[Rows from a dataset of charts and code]
— START —
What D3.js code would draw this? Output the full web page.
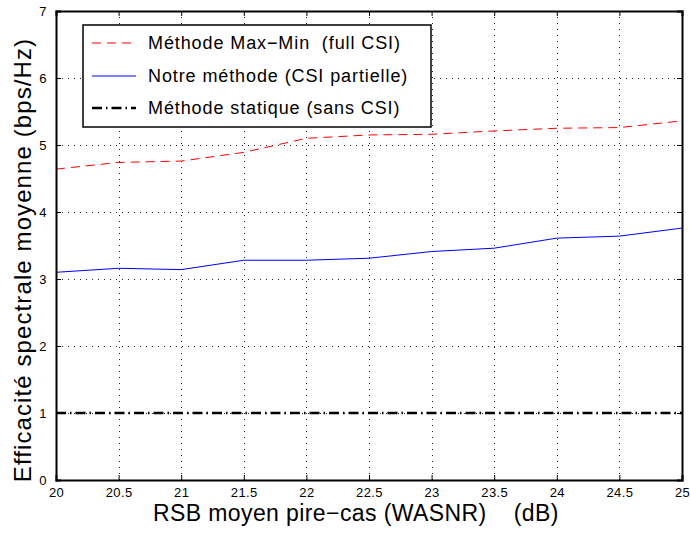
<!DOCTYPE html>
<html>
<head>
<meta charset="utf-8">
<script src="https://cdn.jsdelivr.net/npm/d3@7"></script>
<style>
  body { margin: 0; background: #fff; }
  svg { font-family: 'Liberation Sans', Arial, sans-serif; }
</style>
</head>
<body>
<div id="chart"></div>
<script>
// valeurs
const snr = [20, 20.5, 21, 21.5, 22, 22.5, 23, 23.5, 24, 24.5, 25];
const maxMin = [4.64, 4.74, 4.76, 4.89, 5.10, 5.15, 5.16, 5.21, 5.25, 5.26, 5.36];
const notre = [3.10, 3.16, 3.14, 3.28, 3.28, 3.31, 3.41, 3.46, 3.61, 3.64, 3.76];
const statique = [1, 1, 1, 1, 1, 1, 1, 1, 1, 1, 1];
const xTicks = [20, 20.5, 21, 21.5, 22, 22.5, 23, 23.5, 24, 24.5, 25];
const yTicks = [0, 1, 2, 3, 4, 5, 6, 7];
const legendLabels = ['Méthode Max\u2212Min  (full CSI)', 'Notre méthode (CSI partielle)', 'Méthode statique (sans CSI)'];

const width = 690;
const height = 535;
const margin = { top: 11, right: 8, bottom: 55, left: 56 };

const svg = d3.select('#chart').append('svg')
  .attr('width', width)
  .attr('height', height);

const x = d3.scaleLinear().domain([20, 25]).range([margin.left, width - margin.right]);
const y = d3.scaleLinear().domain([0, 7]).range([height - margin.bottom, margin.top]);

// grille pointillée
const grid = svg.append('g').attr('class', 'grid')
  .attr('stroke', '#222').attr('stroke-width', 1).attr('stroke-dasharray', '1,5');
grid.selectAll('line.v').data(xTicks.slice(1, -1)).enter().append('line')
  .attr('x1', (d) => Math.round(x(d)) + 0.5).attr('x2', (d) => Math.round(x(d)) + 0.5)
  .attr('y1', y(0)).attr('y2', y(7));
grid.selectAll('line.h').data(yTicks.slice(1, -1)).enter().append('line')
  .attr('y1', (d) => Math.round(y(d)) + 0.5).attr('y2', (d) => Math.round(y(d)) + 0.5)
  .attr('x1', x(20)).attr('x2', x(25));

// courbes
const line = (vals) => d3.line()
  .x((d, i) => x(snr[i]))
  .y((d) => y(d))(vals);

svg.append('path').attr('d', line(statique))
  .attr('fill', 'none').attr('stroke', '#000').attr('stroke-width', 2.5)
  .attr('stroke-dasharray', '10,4,1.5,4');
svg.append('path').attr('d', line(maxMin))
  .attr('fill', 'none').attr('stroke', '#ff0000').attr('stroke-width', 1)
  .attr('stroke-dasharray', '9,6');
svg.append('path').attr('d', line(notre))
  .attr('fill', 'none').attr('stroke', '#0000ff').attr('stroke-width', 1);

// axes (ticks vers l'intérieur, sur les 4 côtés)
const fmt = (d) => d;
svg.append('g').attr('class', 'ax').attr('transform', `translate(0,${y(0)})`)
  .call(d3.axisBottom(x).tickValues(xTicks).tickSize(-5).tickPadding(8).tickFormat(fmt));
svg.append('g').attr('transform', `translate(0,${y(7)})`)
  .call(d3.axisTop(x).tickValues(xTicks).tickSize(-5).tickFormat(''));
svg.append('g').attr('class', 'ax').attr('transform', `translate(${x(20)},0)`)
  .call(d3.axisLeft(y).tickValues(yTicks).tickSize(-5).tickPadding(9).tickFormat(fmt));
svg.append('g').attr('transform', `translate(${x(25)},0)`)
  .call(d3.axisRight(y).tickValues(yTicks).tickSize(-5).tickFormat(''));

svg.selectAll('.domain').attr('stroke', '#000').attr('stroke-width', 2);
svg.selectAll('.tick line').attr('stroke', '#000');
svg.selectAll('.ax').attr('font-size', null).attr('font-family', null);
svg.selectAll('.ax .tick text')
  .style('font-size', '13px')
  .style('letter-spacing', '0.4px')
  .style('font-family', "'Liberation Sans', Arial, sans-serif")
  .attr('fill', '#000');

// titres des axes
svg.append('text')
  .attr('x', 153).attr('y', 521)
  .style('font-size', '23px')
  .style('letter-spacing', '0.4px')
  .attr('xml:space', 'preserve')
  .text('RSB moyen pire\u2212cas (WASNR)    (dB)');
svg.append('text')
  .attr('transform', `translate(31,${260}) rotate(-90)`)
  .attr('text-anchor', 'middle')
  .style('font-size', '24px')
  .style('letter-spacing', '1.1px')
  .text('Efficacité spectrale moyenne (bps/Hz)');

// légende
const leg = svg.append('g').attr('class', 'legend');
leg.append('rect')
  .attr('x', 83).attr('y', 25).attr('width', 348).attr('height', 102)
  .attr('fill', '#fff').attr('stroke', '#000').attr('stroke-width', 1.5);

const legStyles = [
  { color: '#ff0000', w: 1, dash: '9,6' },
  { color: '#0000ff', w: 1, dash: null },
  { color: '#000', w: 2.5, dash: '10,4,1.5,4' }
];
const legRows = [43, 76, 108];

leg.selectAll('line').data(legStyles).enter().append('line')
  .attr('x1', 92).attr('x2', 136)
  .attr('y1', (d, i) => legRows[i]).attr('y2', (d, i) => legRows[i])
  .attr('stroke', (d) => d.color)
  .attr('stroke-width', (d) => d.w)
  .attr('stroke-dasharray', (d) => d.dash);

leg.selectAll('text').data(legendLabels).enter().append('text')
  .attr('x', 148).attr('y', (d, i) => legRows[i] + 6)
  .style('font-size', '18px')
  .style('letter-spacing', '0.9px')
  .attr('xml:space', 'preserve')
  .text((d) => d);
</script>
</body>
</html>
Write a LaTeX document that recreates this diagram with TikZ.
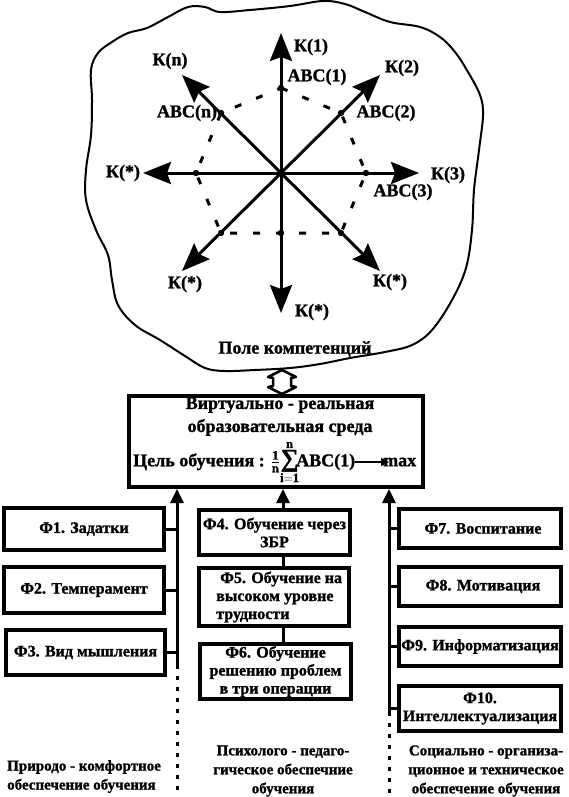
\documentclass[tikz,border=0pt]{standalone}
\usepackage{fontspec}
\setmainfont{Liberation Serif}[BoldFeatures={FakeBold=1.3}]
\usetikzlibrary{arrows.meta,calc}
\begin{document}
\begin{tikzpicture}[x=1pt,y=-1pt,
  lbl/.style={font=\fontsize{18}{22}\selectfont\bfseries, inner sep=0pt},
  fbox/.style={draw, line width=3.5pt, font=\fontsize{16}{18}\selectfont\bfseries, align=center, inner sep=0pt},
  ftext/.style={font=\fontsize{16}{18}\selectfont\bfseries, inner sep=0pt},
  foot/.style={font=\fontsize{15}{19}\selectfont\bfseries, inner sep=0pt},
  stararrow/.style={line width=3pt, -{Stealth[length=28pt,width=22pt,inset=4pt]}},
  dpoly/.style={line width=3pt, dash pattern=on 7pt off 16pt},
  busarrow/.style={line width=3pt, -{Triangle[length=14pt,width=13pt]}},
  busline/.style={line width=3pt},
  dotline/.style={line width=3pt, dash pattern=on 4pt off 7pt},
]
\useasboundingbox (0,0) rectangle (568,797);
% cloud
\draw[line width=2pt] plot[smooth cycle, tension=0.6] coordinates {
 (290,6) (323,1) (345,4) (365,12) (390,22) (420,27) (440,37) (455,52) (468,72)
 (480,95) (483,115) (479,150) (474,190) (472,230) (466,268) (452,300) (432,330)
 (412,345) (385,352) (350,358) (320,364) (290,368) (255,370) (225,371) (205,368)
 (185,356) (160,340) (135,325) (118,305) (112,280) (108,255) (96,230) (86,200)
 (86,170) (91,135) (92,100) (91,70) (98,53) (112,42) (128,33) (147,28) (168,17)
 (188,7) (205,7) (220,12) (250,10)};
% star
\coordinate (C) at (281,173);
\coordinate (k1) at (281,33);
\coordinate (k2) at (380,75);
\coordinate (k3) at (419,173);
\coordinate (k4) at (380,271);
\coordinate (k5) at (281,313);
\coordinate (k6) at (182,271);
\coordinate (k7) at (143,173);
\coordinate (k8) at (182,75);
\foreach \k in {k1,k2,k3,k4,k5,k6,k7,k8} \draw[stararrow] (C) -- (\k);
\coordinate (a1) at (281,88);
\coordinate (a2) at (341,113);
\coordinate (a3) at (366,173);
\coordinate (a4) at (341,233);
\coordinate (a5) at (281,233);
\coordinate (a6) at (221,233);
\coordinate (a7) at (196,173);
\coordinate (a8) at (221,113);
\draw[dpoly] (a1) -- (a2) -- (a3) -- (a4) -- (a5) -- (a6) -- (a7) -- (a8) -- cycle;
\foreach \a in {a1,a2,a3,a4,a5,a6,a7,a8} \fill (\a) circle (3.2);
% star labels
\node[lbl] (lk1) at (311,47) {К(1)};
\node[lbl] (la1) at (317,77) {ABC(1)};
\node[lbl] (lk2) at (402,68) {К(2)};
\node[lbl] (la2) at (386,113) {ABC(2)};
\node[lbl] (lkn) at (170,61) {К(n)};
\node[lbl] (lan) at (187,113) {ABC(n)};
\node[lbl] (lk7) at (123,173) {К(*)};
\node[lbl] (lk3) at (448,175) {К(3)};
\node[lbl] (la3) at (403,192) {ABC(3)};
\node[lbl] (lk6) at (185,284) {К(*)};
\node[lbl] (lk5) at (312,312) {К(*)};
\node[lbl] (lk4) at (390,282) {К(*)};
\node[lbl] (field) at (295,349) {Поле компетенций};
% double arrow between cloud and box
\draw[line width=2.5pt, fill=white, line join=round] (282,370) -- (296,377) -- (291,378) -- (291,386) -- (296,387) -- (282,394)
  -- (268,387) -- (273,386) -- (273,378) -- (268,377) -- cycle;
% main box
\node[draw, line width=4pt, minimum width=294pt, minimum height=91pt] (env) at (276,441.5) {};
\node[lbl, align=center, font=\fontsize{18}{23}\selectfont\bfseries] (envt) at (280,416.5) {Виртуально - реальная\\образовательная среда};
\node[lbl, anchor=west] (goal) at (133,462) {Цель обучения : $\frac{\mathbf 1}{\mathbf n}\!\mathop{\hbox{\fontsize{25}{25}\selectfont ∑}}\limits^{\mathbf n}_{\mathbf{i=1}}\!$ABC(1)};
\node[lbl, anchor=west] (mx) at (383,462) {max};
\draw[line width=1.6pt, -{Triangle[length=8pt,width=8pt]}] (goal.east) -- ([xshift=6pt]mx.west);
% factor boxes
\node[fbox, minimum width=160pt, minimum height=42pt] (f1) at (84,529) {Ф1. Задатки};
\node[fbox, minimum width=160pt, minimum height=46pt] (f2) at (84,590) {Ф2. Темперамент};
\node[fbox, minimum width=159pt, minimum height=45pt] (f3) at (85.5,652.5) {Ф3. Вид мышления};
\node[fbox, minimum width=151pt, minimum height=45pt] (f4) at (274.5,532.5) {Ф4. Обучение через\\ЗБР};
\node[fbox, minimum width=150pt, minimum height=58pt] (f5) at (274,597) {};
\node[ftext, align=left, anchor=west] (f5t) at (216,597) {\hspace*{4pt}Ф5. Обучение на\\высоком уровне\\трудности};
\node[fbox, minimum width=151pt, minimum height=55pt] (f6) at (275.5,671.5) {Ф6. Обучение\\решению проблем\\в три операции};
\node[fbox, minimum width=162pt, minimum height=39pt] (f7) at (480,528.5) {\hspace*{6pt}Ф7. Воспитание};
\node[fbox, minimum width=162pt, minimum height=39pt] (f8) at (480,586.5) {\hspace*{6pt}Ф8. Мотивация};
\node[fbox, minimum width=162pt, minimum height=39pt] (f9) at (480,646.5) {Ф9. Информатизация};
\node[fbox, minimum width=162pt, minimum height=45pt] (f10) at (480,708.5) {Ф10.\\Интеллектуализация};
% left bus
\coordinate (lbot) at (177,665);
\coordinate (lend) at (177,797);
\draw[busarrow] (lbot) -- (lbot |- env.south);
\foreach \f in {f1,f2,f3} \draw[busline] (\f.east) -- (\f.east -| lbot);
\draw[dotline] (lbot) -- (lend);
% middle bus
\coordinate (mb) at (283,0);
\draw[busarrow] (f4.north -| mb) -- (env.south -| mb);
\draw[busline] (f4.south -| mb) -- (f5.north -| mb);
\draw[busline] (f5.south -| mb) -- (f6.north -| mb);
% right bus
\coordinate (rbot) at (389,712);
\coordinate (rend) at (389,797);
\draw[busarrow] (rbot) -- (rbot |- env.south);
\foreach \f in {f7,f8,f9,f10} \draw[busline] (\f.west) -- (\f.west -| rbot);
\draw[dotline] (rbot) -- (rend);
% footer labels
\node[foot, align=left, anchor=west] (b1) at (7,776.5) {Природо - комфортное\\обеспечение обучения};
\node[foot, align=center] (b2) at (283,771) {Психолого - педаго-\\гическое обеспечние\\обучения};
\node[foot, align=center] (b3) at (486,771) {Социально - организа-\\ционное и техническое\\обеспечение обучения};
\end{tikzpicture}
\end{document}
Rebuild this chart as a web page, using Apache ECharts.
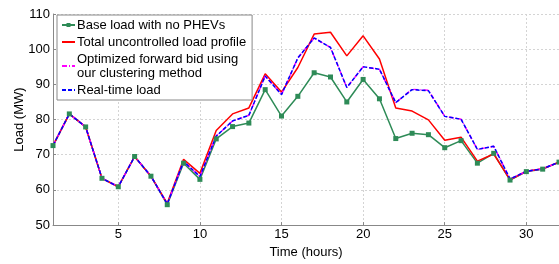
— END —
**YOUR INSTRUCTIONS**
Reproduce only the lines of the records from the start up to and including the line that holds "const y = d3.scaleLinear().domain([0, 7]).range([height"; do not carry over any picture.

**EXERCISE ANSWER**
What D3.js code would draw this? Output the full web page.
<!DOCTYPE html>
<html>
<head>
<meta charset="utf-8">
<script src="https://cdn.jsdelivr.net/npm/d3@7"></script>
<style>
  body { margin: 0; background: #fff; }
  svg { font-family: 'Liberation Sans', Arial, sans-serif; }
</style>
</head>
<body>
<div id="chart"></div>
<script>
// valeurs
const snr = [20, 20.5, 21, 21.5, 22, 22.5, 23, 23.5, 24, 24.5, 25];
const maxMin = [4.64, 4.74, 4.76, 4.89, 5.10, 5.15, 5.16, 5.21, 5.25, 5.26, 5.36];
const notre = [3.10, 3.16, 3.14, 3.28, 3.28, 3.31, 3.41, 3.46, 3.61, 3.64, 3.76];
const statique = [1, 1, 1, 1, 1, 1, 1, 1, 1, 1, 1];
const xTicks = [20, 20.5, 21, 21.5, 22, 22.5, 23, 23.5, 24, 24.5, 25];
const yTicks = [0, 1, 2, 3, 4, 5, 6, 7];
const legendLabels = ['Méthode Max\u2212Min  (full CSI)', 'Notre méthode (CSI partielle)', 'Méthode statique (sans CSI)'];

const width = 690;
const height = 535;
const margin = { top: 11, right: 8, bottom: 55, left: 56 };

const svg = d3.select('#chart').append('svg')
  .attr('width', width)
  .attr('height', height);

const x = d3.scaleLinear().domain([20, 25]).range([margin.left, width - margin.right]);
const y = d3.scaleLinear().domain([0, 7]).range([height - margin.bottom, margin.top]);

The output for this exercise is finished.